办公室里,人们不约而同都使用着陌生而崭新的语汇:业主、承包商、咨询。

世界银行规定,这咨询属第三国。指挥部经过对国际咨询的确定,也用招标的形式选择世界上著名的咨询组织。

最后中标的是澳大利亚雪山公司做业主的顾问。国际咨询专家向业主负责,也不代表世界银行,但他们有责任把业主和承包商执行合同的情况定期报告世行。

还有什么违约责任,索赔啦,国际仲裁、法庭、投标保险啦,真是五花八门,不一而足。在招标办公室里,人们操起洋腔来,把这些新鲜的词汇念来叨去。

招标组负责人、引大入秦副指挥严世俊,是位水利专家,他在甘肃水利建设中领导过许多工程,他已习惯于计划管理和指令性工程施工。

对于这次严肃细致的国际招标工作,严世俊却是首次接触,因此不习惯,陌生以及一个又一个的难题接踵而至,而且差不多都带点国际性。

严世俊忙得不可开交。马拉松式的合同谈判会议,一会儿要陪承包商到工程现场考察,回答他们提出的每一个问题。一会儿又要出国去谈判。

招标办公室里,英文标书合同等文件堆积如山,严世俊常常不得不彻夜阅读、修改、研究,真是到了魂牵梦绕的程度。

严世俊的妻子在兰州病重住院,他也难得守在她的病榻前,尽一份丈夫的关照。他把全部心力投入工作上。

对于严世俊和“引大”指挥部的领导们,面对的一个严峻的课题,首先就是要吃透那10多大本共计4500万字的蓝皮书、合同。不吃透就谈不上熟练地运用。

严世俊有胃病,这可以说是水利工作者的职业病。长年累月的野吃野住,生冷不拒,没有时间就医和休息,使他的胃溃疡越来越严重。

而招投标又是无度的繁忙与紧张。严世俊的胃,简直不敢纳入一口饭菜。根据医生说的和口头流传的民间验方,他只能吃烤焦的干馍片。他向厨房里嘱咐过,每顿饭给他烤几片干馍,而且越焦越好。就这样他每顿饭都是一碗稀饭,几片焦糊的干馍片,吃下去又投入到工作的苦累繁忙中去。

同事们看着严世俊的脸,都同情地劝他多休息。可谁都明白,这不过是一句空话,他能休息得下吗!

副总工程师赵宗仁虽然也累、苦、忙,但他心里最激动。他想起12年前,他们勘测这条引永渠线,在暴风雪中死里逃生的情景。

从那时开始,引大入秦工程几上几下,终于以全新的姿态开工了,这个苦、累、难来得多么不容易,整整盼了12年啊!而赵宗仁又成了这次“特高科”行动先锋官,他感到从来没有过的幸福和激动。

赵宗仁说:“一个人的生命是短暂的,在短暂的一生中,能干一件轰轰烈烈彪炳史册的丰功伟业,实现了足慰平生的愿望,用生命的辉煌结束这个世纪而迎接21世纪的辉煌。
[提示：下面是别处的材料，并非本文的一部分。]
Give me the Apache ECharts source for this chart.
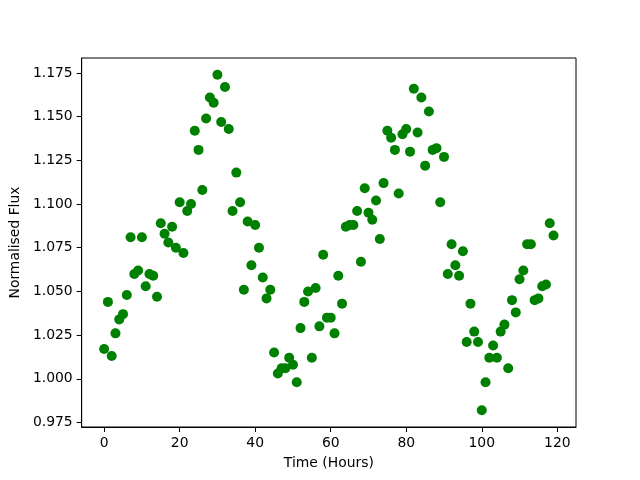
<!DOCTYPE html>
<html>
<head>
<meta charset="utf-8">
<script src="https://cdn.jsdelivr.net/npm/echarts@6/dist/echarts.min.js"></script>
<style>html,body{margin:0;padding:0;background:#fff}#c{width:640px;height:480px}</style>
</head>
<body>
<div id="c"></div>
<script>
const hours = [];
for (let i = 0; i < 120; i++) hours.push(i);
const flux = [
1.017,1.044,1.013,1.026,1.034,1.037,1.048,1.081,1.060,1.062,
1.081,1.053,1.060,1.059,1.047,1.089,1.083,1.078,1.087,1.075,
1.101,1.072,1.096,1.100,1.142,1.131,1.108,1.149,1.161,1.158,
1.174,1.147,1.167,1.143,1.096,1.118,1.101,1.051,1.090,1.065,
1.088,1.075,1.058,1.046,1.051,1.015,1.003,1.006,1.006,1.012,
1.008,0.998,1.029,1.044,1.050,1.012,1.052,1.030,1.071,1.035,
1.035,1.026,1.059,1.043,1.087,1.088,1.088,1.096,1.067,1.109,
1.095,1.091,1.102,1.080,1.112,1.142,1.138,1.131,1.106,1.140,
1.143,1.130,1.166,1.141,1.161,1.122,1.153,1.131,1.132,1.101,
1.127,1.060,1.077,1.065,1.059,1.073,1.021,1.043,1.027,1.021,
0.982,0.998,1.012,1.019,1.012,1.027,1.031,1.006,1.045,1.038,
1.057,1.062,1.077,1.077,1.045,1.046,1.053,1.054,1.089,1.082
];
const xTicks = [0,20,40,60,80,100,120];
const yTicks = [0.975,1.000,1.025,1.050,1.075,1.100,1.125,1.150,1.175];

const font = 'DejaVu Sans';
const chart = echarts.init(document.getElementById('c'), null, {renderer:'canvas'});
chart.setOption({
  animation:false,
  backgroundColor:'#fff',
  grid:{left:80,right:64,top:58,bottom:53,show:true,borderColor:'#000',borderWidth:1,backgroundColor:'transparent'},
  xAxis:{
    type:'value', min:-5.95, max:124.95,
    name:'Time (Hours)', nameLocation:'middle', nameGap:29,
    nameTextStyle:{fontFamily:font,fontSize:13.9,color:'#000'},
    axisLine:{show:true,onZero:false,lineStyle:{color:'#000',width:1}},
    axisTick:{show:true,length:5,inside:false,customValues:xTicks,lineStyle:{color:'#000'}},
    axisLabel:{fontFamily:font,fontSize:13.9,color:'#000',margin:9,customValues:xTicks,formatter:v=>String(Math.round(v))},
    splitLine:{show:false}
  },
  yAxis:{
    type:'value', min:0.9724, max:1.1836,
    name:'Normalised Flux', nameLocation:'middle', nameGap:54,
    nameTextStyle:{fontFamily:font,fontSize:13.9,color:'#000'},
    axisLine:{show:true,onZero:false,lineStyle:{color:'#000',width:1}},
    axisTick:{show:true,length:5,inside:false,customValues:yTicks,lineStyle:{color:'#000'}},
    axisLabel:{fontFamily:font,fontSize:13.9,color:'#000',margin:9,customValues:yTicks,formatter:v=>v.toFixed(3)},
    splitLine:{show:false}
  },
  series:[{
    type:'scatter',
    data:hours.map((h,i)=>[h,flux[i]]),
    symbol:'circle', symbolSize:10,
    itemStyle:{color:'#008000',opacity:1}
  }]
});
</script>
</body>
</html>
一个从事祖国水利事业的人,还有什么能比这更幸福的呢?”

赵宗仁曾经参加过景泰黄河电力提灌工程,为项目负责人。“引大”再次上马,他即被调来担任副总工程师、合同处处长,招标工作理所当然地搁在他的肩上。

赵宗仁和严世俊也对这些洋玩意一样的手生,也是从不习惯中艰难地迈着步子。

赵宗仁要亲自编发出去的标书,凡是参加招标的承包商,要一一进行资格审查:这家公司资金怎么样?账户银行是哪国哪家的,有无外债?有什么技术条件?
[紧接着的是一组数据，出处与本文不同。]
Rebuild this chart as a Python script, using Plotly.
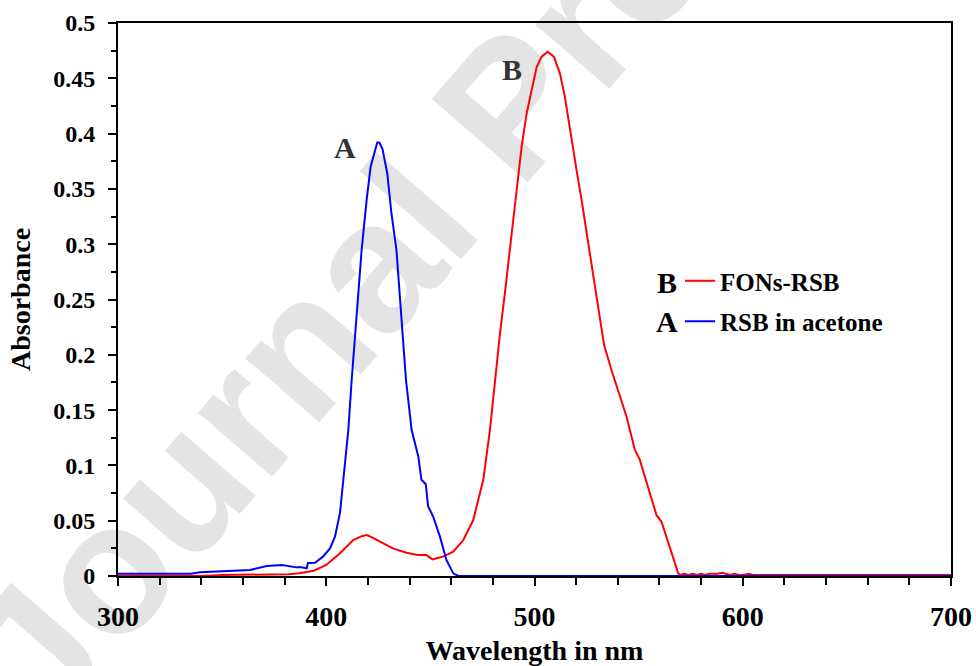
import plotly.graph_objects as go

# FONs-RSB (B, red)
red_wl = [300, 320, 340, 350, 370, 382, 387, 394, 400, 406.6, 413, 417, 419.4, 422, 425.8, 432,
          438.5, 444, 448, 451, 453, 456, 461, 465.8, 470.6, 475.4, 478.6, 481, 483.4, 485.8,
          488.2, 490.8, 493.8, 496.2, 498.6, 501, 503.4, 506.3, 509.3, 512.2, 514.6, 517, 520.2,
          522.6, 525, 528.2, 531.4, 533.4, 537, 541, 544.2, 548.2, 550.6, 553, 556.2, 558.6, 561,
          565, 567.4, 569, 570, 572, 574, 576, 578, 580, 582, 584, 586, 588, 590, 592, 594, 596,
          598, 600, 603, 605, 610, 700]
red_abs = [0.000, 0.000, 0.000, 0.001, 0.001, 0.0015, 0.0024, 0.0048, 0.010, 0.0205, 0.0325, 0.036,
           0.037, 0.035, 0.031, 0.025, 0.021, 0.019, 0.019, 0.015, 0.016, 0.0175, 0.022, 0.0325,
           0.0506, 0.087, 0.132, 0.177, 0.219, 0.256, 0.295, 0.335, 0.388, 0.418, 0.439, 0.460,
           0.4696, 0.474, 0.4696, 0.4545, 0.433, 0.403, 0.367, 0.340, 0.310, 0.2706, 0.2345, 0.209,
           0.186, 0.163, 0.144, 0.114, 0.105, 0.0898, 0.0687, 0.055, 0.049, 0.0265, 0.0115, 0.0024,
           0.001, 0.002, 0.001, 0.002, 0.001, 0.002, 0.001, 0.002, 0.002, 0.002, 0.003, 0.002,
           0.001, 0.002, 0.001, 0.001, 0.002, 0.001, 0.0008, 0.0008]

# RSB in acetone (A, blue)
blue_wl = [300, 320, 335, 339.4, 355, 363.4, 371.4, 378.6, 385.8, 388, 390.6, 391.2, 394.6, 398.4,
           401.8, 404.2, 406.6, 408.2, 410.6, 412.2, 414.5, 417, 419.4, 421.3, 422.6, 424.5, 425.5,
           427, 429.3, 431.3, 433.7, 436, 438.3, 441, 444.2, 445.7, 447.8, 448.9, 451.3, 454.6,
           457.7, 461, 463.4, 700]
blue_abs = [0.002, 0.002, 0.002, 0.0033, 0.0045, 0.0054, 0.009, 0.010, 0.0078, 0.0078, 0.007,
            0.0117, 0.012, 0.0175, 0.025, 0.0356, 0.057, 0.087, 0.132, 0.177, 0.235, 0.295, 0.34,
            0.370, 0.379, 0.392, 0.392, 0.386, 0.364, 0.328, 0.295, 0.235, 0.177, 0.132, 0.108,
            0.087, 0.083, 0.063, 0.054, 0.0356, 0.0145, 0.0024, 0.0, 0.0]

series_names = ["FONs-RSB", "RSB in acetone"]
series_letters = ["B", "A"]
x_ticks = [300, 400, 500, 600, 700]

SERIF = "Liberation Serif, Times New Roman, serif"

fig = go.Figure()
fig.add_trace(go.Scatter(x=red_wl, y=red_abs, mode="lines", name=series_names[0],
                         line=dict(color="#ff0000", width=2), legendgroup="b"))
fig.add_trace(go.Scatter(x=blue_wl, y=blue_abs, mode="lines", name=series_names[1],
                         line=dict(color="#0000ff", width=2), legendgroup="a"))

W, H = 976, 666
L, R, T, B = 118, 25, 23, 90

def px(xp):
    return (xp - L) / (W - L - R)

def py(yp):
    return (H - B - yp) / (H - T - B)

wm_cx, wm_cy = px(495), py(95)

fig.update_layout(
    width=W, height=H,
    margin=dict(l=L, r=R, t=T, b=B, pad=0, autoexpand=False),
    paper_bgcolor="white", plot_bgcolor="white",
    font=dict(family=SERIF, color="black"),
    showlegend=True,
    legend=dict(x=px(680), y=py(258), xanchor="left", yanchor="top",
                font=dict(size=25, family=SERIF, color="black", weight="bold"),
                bgcolor="rgba(0,0,0,0)", traceorder="grouped", tracegroupgap=5,
                itemwidth=30),
    shapes=[dict(type="rect", xref="paper", yref="paper",
                 x0=wm_cx - 0.05, x1=wm_cx + 0.05, y0=wm_cy - 0.05, y1=wm_cy + 0.05,
                 line=dict(width=0), fillcolor="rgba(0,0,0,0)", layer="below",
                 label=dict(text="Journal Pre-proof", textangle=-49, textposition="middle center",
                            font=dict(size=185, color="#e4e4e4", weight="bold",
                                      family="Liberation Sans, Arial, sans-serif")))],
)

fig.update_xaxes(
    range=[300, 700], tickvals=x_ticks, ticks="outside", ticklen=8, tickwidth=2,
    tickcolor="black", showline=True, linecolor="black", linewidth=2, mirror=True,
    showgrid=False, zeroline=False, automargin=False,
    tickfont=dict(size=28, family=SERIF, color="black", weight="bold"),
    ticklabelstandoff=6,
    minor=dict(dtick=20, ticks="outside", ticklen=7, tickwidth=2, tickcolor="black", showgrid=False),
    title=dict(text="Wavelength in nm", standoff=12,
               font=dict(size=28, family=SERIF, color="black", weight="bold")),
)
fig.update_yaxes(
    range=[0, 0.5], dtick=0.05, ticks="outside", ticklen=8, tickwidth=2,
    tickcolor="black", showline=True, linecolor="black", linewidth=2, mirror=True,
    showgrid=False, zeroline=False, automargin=False,
    tickfont=dict(size=24, family=SERIF, color="black", weight="bold"),
    ticklabelstandoff=8,
    minor=dict(dtick=0.025, ticks="outside", ticklen=5, tickwidth=2, tickcolor="black", showgrid=False),
    title=dict(text="Absorbance", standoff=14,
               font=dict(size=28, family=SERIF, color="black", weight="bold")),
)

# Peak letters
fig.add_annotation(x=424.5, y=0.392, text="A", showarrow=False, xanchor="center", yanchor="middle",
                   xref="x", yref="y", xshift=-32, yshift=-5,
                   font=dict(size=30, family=SERIF, color="#333333", weight="bold"))
fig.add_annotation(x=506.3, y=0.474, text="B", showarrow=False, xanchor="center", yanchor="middle",
                   xref="x", yref="y", xshift=-36, yshift=-18,
                   font=dict(size=30, family=SERIF, color="#333333", weight="bold"))

# Legend letters
fig.add_annotation(x=px(667), y=py(282), xref="paper", yref="paper", text=series_letters[0],
                   showarrow=False, font=dict(size=30, family=SERIF, color="black", weight="bold"))
fig.add_annotation(x=px(667), y=py(321), xref="paper", yref="paper", text=series_letters[1],
                   showarrow=False, font=dict(size=30, family=SERIF, color="black", weight="bold"))

fig.write_html("out.html")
这些不能光听承包商介绍,得一一调查落实。这些弄清楚后,合格的就发通知,让他们参加招标会,不合格的就不通知。

除此之外,总长674,95公里的渠道,分成一个一个的项目,计算出它的具体工程量、单价、材料。从一方石头到一根钢筋,买哪国哪厂的都要定下来。用美元、法郎、还是人民币都要算出兑换比率。

赵宗仁整天埋头在办公桌上摆的那几部上千万字的合同文件中,翻呀翻,他的眼睛瞅花了,扶一扶近视镜继续看。
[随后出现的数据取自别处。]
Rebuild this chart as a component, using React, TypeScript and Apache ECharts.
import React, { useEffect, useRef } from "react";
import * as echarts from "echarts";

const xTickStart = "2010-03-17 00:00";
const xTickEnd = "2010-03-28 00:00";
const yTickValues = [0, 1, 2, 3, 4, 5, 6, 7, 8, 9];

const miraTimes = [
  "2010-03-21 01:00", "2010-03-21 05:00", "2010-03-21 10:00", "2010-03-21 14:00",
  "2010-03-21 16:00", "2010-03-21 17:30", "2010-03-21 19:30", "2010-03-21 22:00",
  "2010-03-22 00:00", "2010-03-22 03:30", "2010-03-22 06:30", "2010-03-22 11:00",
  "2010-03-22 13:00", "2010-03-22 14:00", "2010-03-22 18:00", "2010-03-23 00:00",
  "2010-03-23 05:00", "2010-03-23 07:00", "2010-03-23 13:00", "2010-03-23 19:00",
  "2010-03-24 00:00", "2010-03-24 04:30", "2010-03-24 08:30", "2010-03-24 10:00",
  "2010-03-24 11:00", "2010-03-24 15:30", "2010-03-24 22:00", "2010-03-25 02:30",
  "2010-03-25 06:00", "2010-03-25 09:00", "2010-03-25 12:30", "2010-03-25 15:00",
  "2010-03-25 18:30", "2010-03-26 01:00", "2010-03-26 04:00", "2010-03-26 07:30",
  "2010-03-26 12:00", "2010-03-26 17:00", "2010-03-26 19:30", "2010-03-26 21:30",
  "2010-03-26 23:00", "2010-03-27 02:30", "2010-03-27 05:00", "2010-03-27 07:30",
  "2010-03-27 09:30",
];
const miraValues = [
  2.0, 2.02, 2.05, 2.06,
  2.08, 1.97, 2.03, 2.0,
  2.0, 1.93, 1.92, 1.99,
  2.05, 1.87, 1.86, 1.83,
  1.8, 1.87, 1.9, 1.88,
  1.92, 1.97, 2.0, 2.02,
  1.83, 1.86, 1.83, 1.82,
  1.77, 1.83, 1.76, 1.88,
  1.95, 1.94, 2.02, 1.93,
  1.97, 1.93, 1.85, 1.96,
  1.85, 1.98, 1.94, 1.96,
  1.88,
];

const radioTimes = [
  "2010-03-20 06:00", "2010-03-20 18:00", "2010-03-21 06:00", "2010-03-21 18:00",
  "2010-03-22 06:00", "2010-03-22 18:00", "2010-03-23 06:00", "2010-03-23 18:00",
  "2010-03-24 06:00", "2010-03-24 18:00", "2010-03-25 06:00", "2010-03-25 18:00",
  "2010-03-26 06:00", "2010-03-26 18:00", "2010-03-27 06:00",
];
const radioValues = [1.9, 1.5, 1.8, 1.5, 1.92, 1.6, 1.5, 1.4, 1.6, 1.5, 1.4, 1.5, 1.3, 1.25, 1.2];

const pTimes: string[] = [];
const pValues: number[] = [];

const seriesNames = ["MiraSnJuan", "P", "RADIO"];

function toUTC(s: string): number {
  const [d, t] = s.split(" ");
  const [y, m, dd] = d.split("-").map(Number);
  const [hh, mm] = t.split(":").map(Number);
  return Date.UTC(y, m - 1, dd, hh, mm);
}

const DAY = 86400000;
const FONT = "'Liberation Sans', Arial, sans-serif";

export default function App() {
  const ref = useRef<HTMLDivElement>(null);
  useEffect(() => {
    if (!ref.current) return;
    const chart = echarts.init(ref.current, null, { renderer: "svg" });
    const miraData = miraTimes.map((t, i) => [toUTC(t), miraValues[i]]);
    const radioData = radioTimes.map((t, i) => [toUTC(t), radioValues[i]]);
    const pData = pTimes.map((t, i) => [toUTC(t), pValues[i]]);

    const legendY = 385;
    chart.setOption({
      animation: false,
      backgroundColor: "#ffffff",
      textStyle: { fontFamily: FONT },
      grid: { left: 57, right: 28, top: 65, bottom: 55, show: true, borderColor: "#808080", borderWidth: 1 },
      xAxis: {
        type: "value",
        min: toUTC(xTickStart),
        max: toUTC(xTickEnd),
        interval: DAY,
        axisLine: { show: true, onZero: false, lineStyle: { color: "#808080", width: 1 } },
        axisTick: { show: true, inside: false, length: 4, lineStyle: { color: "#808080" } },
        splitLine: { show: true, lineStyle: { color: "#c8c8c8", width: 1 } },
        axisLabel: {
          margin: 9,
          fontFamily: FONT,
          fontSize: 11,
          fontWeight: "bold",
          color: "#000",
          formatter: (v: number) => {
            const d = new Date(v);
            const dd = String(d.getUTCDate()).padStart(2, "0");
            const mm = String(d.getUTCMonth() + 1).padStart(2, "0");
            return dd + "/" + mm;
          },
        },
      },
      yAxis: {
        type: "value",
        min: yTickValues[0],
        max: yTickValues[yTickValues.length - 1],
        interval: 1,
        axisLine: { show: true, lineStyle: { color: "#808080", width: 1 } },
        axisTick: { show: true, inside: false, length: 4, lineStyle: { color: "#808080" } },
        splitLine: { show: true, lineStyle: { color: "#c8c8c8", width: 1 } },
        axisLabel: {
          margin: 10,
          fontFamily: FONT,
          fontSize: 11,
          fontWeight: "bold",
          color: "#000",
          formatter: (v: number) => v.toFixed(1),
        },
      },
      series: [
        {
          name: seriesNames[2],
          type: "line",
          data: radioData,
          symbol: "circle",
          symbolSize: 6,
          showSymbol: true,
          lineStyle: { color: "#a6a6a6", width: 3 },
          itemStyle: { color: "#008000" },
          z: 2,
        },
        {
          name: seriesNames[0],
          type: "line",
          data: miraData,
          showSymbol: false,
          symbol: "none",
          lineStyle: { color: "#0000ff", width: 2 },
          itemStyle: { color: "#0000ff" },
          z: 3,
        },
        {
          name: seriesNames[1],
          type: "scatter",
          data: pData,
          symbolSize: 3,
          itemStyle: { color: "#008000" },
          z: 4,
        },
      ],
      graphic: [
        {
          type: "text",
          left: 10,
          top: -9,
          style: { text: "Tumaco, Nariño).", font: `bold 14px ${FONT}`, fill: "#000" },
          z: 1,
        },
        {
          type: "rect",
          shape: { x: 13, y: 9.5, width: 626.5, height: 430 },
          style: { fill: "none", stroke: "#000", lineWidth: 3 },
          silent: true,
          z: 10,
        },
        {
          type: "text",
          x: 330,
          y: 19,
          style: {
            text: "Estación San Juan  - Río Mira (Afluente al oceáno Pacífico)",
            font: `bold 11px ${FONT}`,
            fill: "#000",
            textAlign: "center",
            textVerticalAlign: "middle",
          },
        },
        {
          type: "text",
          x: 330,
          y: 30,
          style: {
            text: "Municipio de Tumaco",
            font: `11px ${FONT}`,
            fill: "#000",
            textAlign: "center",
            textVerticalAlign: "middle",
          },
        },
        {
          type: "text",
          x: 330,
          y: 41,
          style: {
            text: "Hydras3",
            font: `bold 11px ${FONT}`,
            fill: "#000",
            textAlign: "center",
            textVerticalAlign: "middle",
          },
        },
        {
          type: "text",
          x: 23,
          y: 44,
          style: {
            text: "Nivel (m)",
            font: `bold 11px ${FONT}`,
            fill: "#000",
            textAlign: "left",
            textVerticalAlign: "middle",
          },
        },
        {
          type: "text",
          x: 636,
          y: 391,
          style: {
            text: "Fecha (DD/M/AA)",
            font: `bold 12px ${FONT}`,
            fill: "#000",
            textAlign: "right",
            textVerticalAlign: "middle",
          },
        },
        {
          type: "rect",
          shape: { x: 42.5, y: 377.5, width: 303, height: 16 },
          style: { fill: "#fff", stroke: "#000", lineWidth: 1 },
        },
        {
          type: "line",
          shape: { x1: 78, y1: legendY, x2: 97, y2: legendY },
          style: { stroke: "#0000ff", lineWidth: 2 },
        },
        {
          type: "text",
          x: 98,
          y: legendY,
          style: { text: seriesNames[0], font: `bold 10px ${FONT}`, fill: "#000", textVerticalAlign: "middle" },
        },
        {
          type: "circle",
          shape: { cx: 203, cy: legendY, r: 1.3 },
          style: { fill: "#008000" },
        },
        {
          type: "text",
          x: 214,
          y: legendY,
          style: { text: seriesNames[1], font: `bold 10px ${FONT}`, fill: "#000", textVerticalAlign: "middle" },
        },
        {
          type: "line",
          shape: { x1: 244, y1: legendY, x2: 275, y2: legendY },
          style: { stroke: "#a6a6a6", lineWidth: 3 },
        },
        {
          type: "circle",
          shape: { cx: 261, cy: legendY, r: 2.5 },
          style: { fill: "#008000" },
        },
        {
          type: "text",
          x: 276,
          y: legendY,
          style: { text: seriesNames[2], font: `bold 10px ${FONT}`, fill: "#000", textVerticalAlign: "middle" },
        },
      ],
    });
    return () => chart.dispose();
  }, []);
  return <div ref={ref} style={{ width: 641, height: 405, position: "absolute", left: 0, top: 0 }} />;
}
再苦再累,他们都能挺得过去。他们要给“引大”招来最棒的承包商,用他们的先进技术和设备、先进的管理来装备“引大”。

指挥韩正卿差不多在每一次会议上都以坚定的声音说:“我们‘引大’人要当勇士,不当懦夫,不管吃多大的苦,都要千方百计把引大入秦工程建设各方面的工作干好。”